7. Whether there is substantial evidence to support an Administrative Judge's findings is a question of law, not one of fact. See, e.g., ISCR Case No. 97-0202 (January 20, 1998) at p. 4 n.2. The Board will not disturb a Judge's weighing of the evidence unless it is arbitrary, capricious, or contrary to law. See, e.g., ISCR Case No. 97-0289 (January 22, 1998) at pp. 5-6.
8. At the hearing, Applicant attempted to offer evidence about taking this oath, but the Administrative Judge sustained Department Counsel's objection to it. The Board fails to see any legitimate basis for Department Counsel's objection or the Judge's ruling in this case. It is proper for administrative notice to be taken of pertinent federal statutes which either of the parties raises. Furthermore, given the evidence that Applicant became a naturalized citizen (Government Exhibit 3), there is a rebuttable presumption that Applicant was not allowed to become a naturalized U.S. citizen until he took the oath required by federal law. Apart from this presumption, Applicant testified that he took the oath.
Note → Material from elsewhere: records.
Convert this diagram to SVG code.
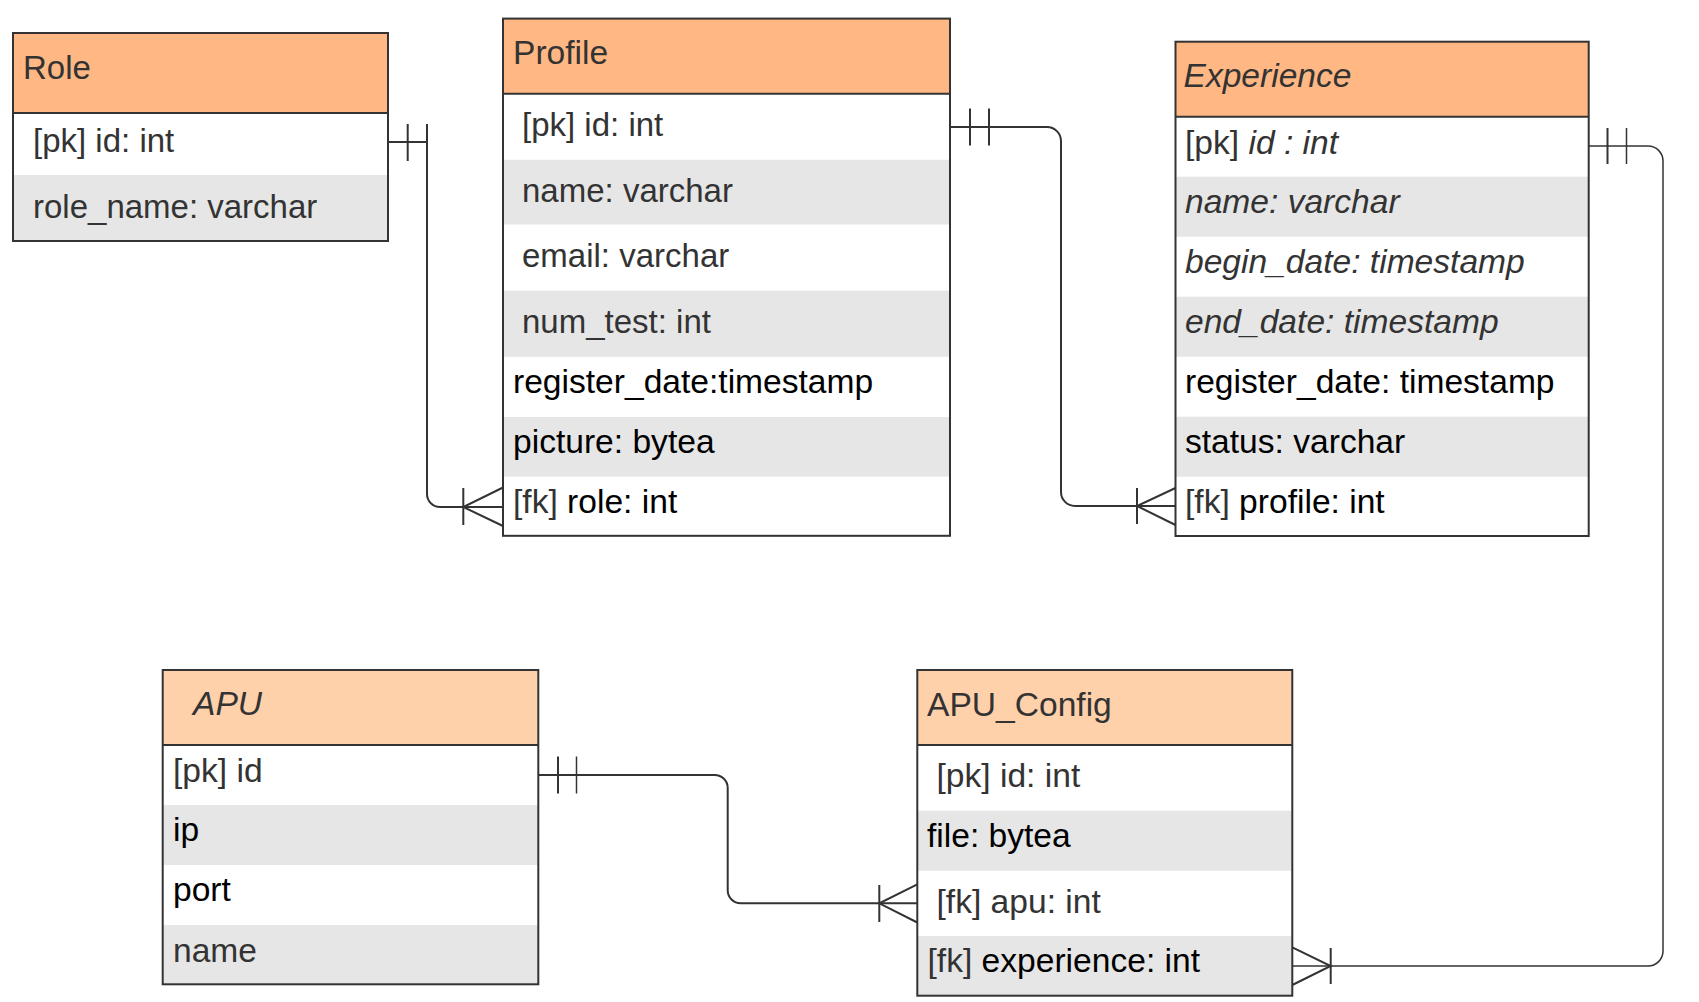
<svg xmlns="http://www.w3.org/2000/svg" width="1699" height="1002" viewBox="0 0 1699 1002">
<style>
  text { font-family: "Liberation Sans", Arial, sans-serif; font-size: 33.6px; fill: #333333; }
  .sm { font-size: 33px; }
  .blk { fill: #000000; }
  .it { font-style: italic; }
  .hdr { fill: #FFB784; }
  .hdr2 { fill: #FFD1AB; }
  .bg { fill: #FFFFFF; }
  .gray { fill: #E6E6E6; }
  .border { fill: none; stroke: #333333; stroke-width: 2; }
  .conn { fill: none; stroke: #333333; stroke-width: 2; }
  .thin { fill: none; stroke: #333333; stroke-width: 1.5; }
</style>
<rect x="0" y="0" width="1699" height="1002" fill="#FFFFFF"/>

<g id="role">
  <rect class="bg" x="13" y="33" width="375" height="208"/>
  <rect class="hdr" x="13" y="33" width="375" height="80"/>
  <rect class="gray" x="13" y="175" width="375" height="66"/>
  <rect class="border" x="13" y="33" width="375" height="208"/>
  <line class="border" x1="13" y1="113" x2="388" y2="113"/>
  <text class="sm" x="23" y="79">Role</text>
  <text class="sm" x="33" y="152">[pk] id: int</text>
  <text class="sm" x="33" y="218">role_name: varchar</text>
</g>

<g id="profile">
  <rect class="bg" x="503" y="18.6" width="447" height="517.2"/>
  <rect class="hdr" x="503" y="18.6" width="447" height="75.1"/>
  <rect class="gray" x="503" y="159.8" width="447" height="64.7"/>
  <rect class="gray" x="503" y="290.6" width="447" height="66.2"/>
  <rect class="gray" x="503" y="417" width="447" height="59.6"/>
  <rect class="border" x="503" y="18.6" width="447" height="517.2"/>
  <line class="border" x1="503" y1="93.7" x2="950" y2="93.7"/>
  <text x="513" y="64">Profile</text>
  <text class="sm" x="522" y="136">[pk] id: int</text>
  <text class="sm" x="522" y="201.5">name: varchar</text>
  <text class="sm" x="522" y="267">email: varchar</text>
  <text class="sm" x="522" y="333">num_test: int</text>
  <text class="blk" x="513" y="392.5">register_date:timestamp</text>
  <text class="blk" x="513" y="452.5">picture: bytea</text>
  <text x="513" y="513">[fk] <tspan class="blk">role: int</tspan></text>
</g>

<g id="experience">
  <rect class="bg" x="1175.5" y="41.7" width="413.2" height="494.3"/>
  <rect class="hdr" x="1175.5" y="41.7" width="413.2" height="75"/>
  <rect class="gray" x="1175.5" y="176.7" width="413.2" height="60"/>
  <rect class="gray" x="1175.5" y="296.7" width="413.2" height="60"/>
  <rect class="gray" x="1175.5" y="416.7" width="413.2" height="60"/>
  <rect class="border" x="1175.5" y="41.7" width="413.2" height="494.3"/>
  <line class="border" x1="1175.5" y1="116.7" x2="1588.7" y2="116.7"/>
  <text class="it" x="1183.5" y="87">Experience</text>
  <text x="1185" y="153.5">[pk] <tspan class="it">id : int</tspan></text>
  <text class="it" x="1185" y="213">name: varchar</text>
  <text class="it" x="1185" y="273">begin_date: timestamp</text>
  <text class="it" x="1185" y="333">end_date: timestamp</text>
  <text class="blk" x="1185" y="393">register_date: timestamp</text>
  <text class="blk" x="1185" y="453">status: varchar</text>
  <text x="1185" y="513">[fk] <tspan class="blk">profile: int</tspan></text>
</g>

<g id="apu">
  <rect class="bg" x="162.7" y="670" width="375.6" height="314.3"/>
  <rect class="hdr2" x="162.7" y="670" width="375.6" height="75"/>
  <rect class="gray" x="162.7" y="805" width="375.6" height="60"/>
  <rect class="gray" x="162.7" y="925" width="375.6" height="59.3"/>
  <rect class="border" x="162.7" y="670" width="375.6" height="314.3"/>
  <line class="border" x1="162.7" y1="745" x2="538.3" y2="745"/>
  <text class="it" x="193" y="715">APU</text>
  <text x="173" y="782">[pk] id</text>
  <text class="blk" x="173" y="841">ip</text>
  <text class="blk" x="173" y="901">port</text>
  <text x="173" y="962">name</text>
</g>

<g id="apu_config">
  <rect class="bg" x="917.3" y="670" width="375" height="325.7"/>
  <rect class="hdr2" x="917.3" y="670" width="375" height="75"/>
  <rect class="gray" x="917.3" y="810.7" width="375" height="60"/>
  <rect class="gray" x="917.3" y="936" width="375" height="59.7"/>
  <rect class="border" x="917.3" y="670" width="375" height="325.7"/>
  <line class="border" x1="917.3" y1="745" x2="1292.3" y2="745"/>
  <text x="927" y="715.5">APU_Config</text>
  <text x="936.5" y="787">[pk] id: int</text>
  <text class="blk" x="927" y="847">file: bytea</text>
  <text x="936.5" y="913">[fk] apu: int</text>
  <text x="927.5" y="972">[fk] <tspan class="blk">experience: int</tspan></text>
</g>

<g id="connectors">
  <!-- Role - Profile -->
  <path class="conn" d="M388 142 H427 V494 A13 13 0 0 0 440 507 H503"/>
  <line class="conn" x1="407.7" y1="124" x2="407.7" y2="161"/>
  <line class="conn" x1="427" y1="124" x2="427" y2="142"/>
  <line class="conn" x1="463.3" y1="488" x2="463.3" y2="525"/>
  <path class="conn" d="M503 487.5 L463.3 507 L503 526"/>

  <!-- Profile - Experience -->
  <path class="conn" d="M950 127 H1047 A14 14 0 0 1 1061 141 V492 A14 14 0 0 0 1075 506 H1175.5"/>
  <line class="conn" x1="970" y1="108.5" x2="970" y2="145.5"/>
  <line class="conn" x1="989" y1="108.5" x2="989" y2="145.5"/>
  <line class="conn" x1="1137" y1="488" x2="1137" y2="524"/>
  <path class="conn" d="M1175.5 488 L1137 506 L1175.5 525"/>

  <!-- Experience - APU_Config -->
  <path class="thin" d="M1588.7 146 H1648 A15 15 0 0 1 1663 161 V951 A15 15 0 0 1 1648 966 H1292.3"/>
  <line class="conn" x1="1607.5" y1="128" x2="1607.5" y2="164"/>
  <line class="thin" x1="1626.5" y1="128" x2="1626.5" y2="164"/>
  <line class="conn" x1="1330.7" y1="948" x2="1330.7" y2="984"/>
  <path class="conn" d="M1292.3 947.3 L1330.7 966 L1292.3 985"/>

  <!-- APU - APU_Config -->
  <path class="conn" d="M538.3 775 H714.7 A13 13 0 0 1 727.7 788 V890.3 A13 13 0 0 0 740.7 903.3 H917.3"/>
  <line class="conn" x1="558" y1="756.5" x2="558" y2="793.5"/>
  <line class="thin" x1="576.5" y1="756.5" x2="576.5" y2="793.5"/>
  <line class="conn" x1="879.3" y1="885" x2="879.3" y2="922"/>
  <path class="conn" d="M917.3 884.3 L879.3 903.3 L917.3 922.5"/>
</g>
</svg>
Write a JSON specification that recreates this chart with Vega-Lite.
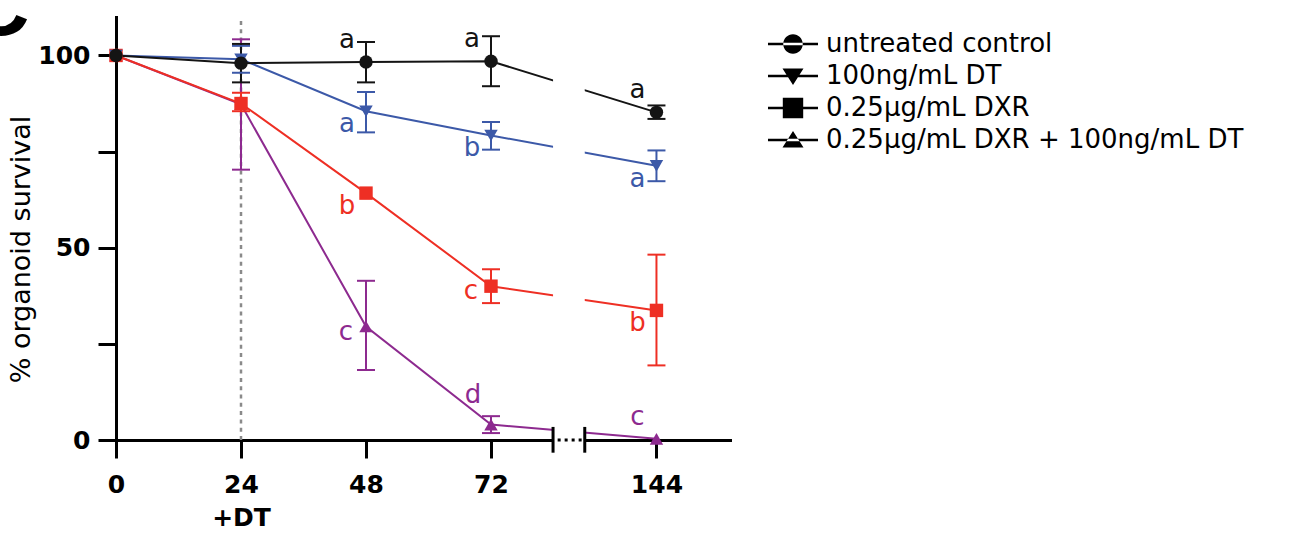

9. Department Counsel's argument ignores some practical or innocent reasons why an applicant might keep possession of a foreign passport that was obtained before the applicant became a naturalized U.S. citizen: keeping it for sentimental reasons, to have a record of his former citizenship, to have a record of foreign travel that occurred before naturalization, or to have proof of legal entry into the United States. As indicated elsewhere in this decision, the particular facts and circumstances of each case must be considered before a decision is made as to the possible security significance of an applicant's actions or situation.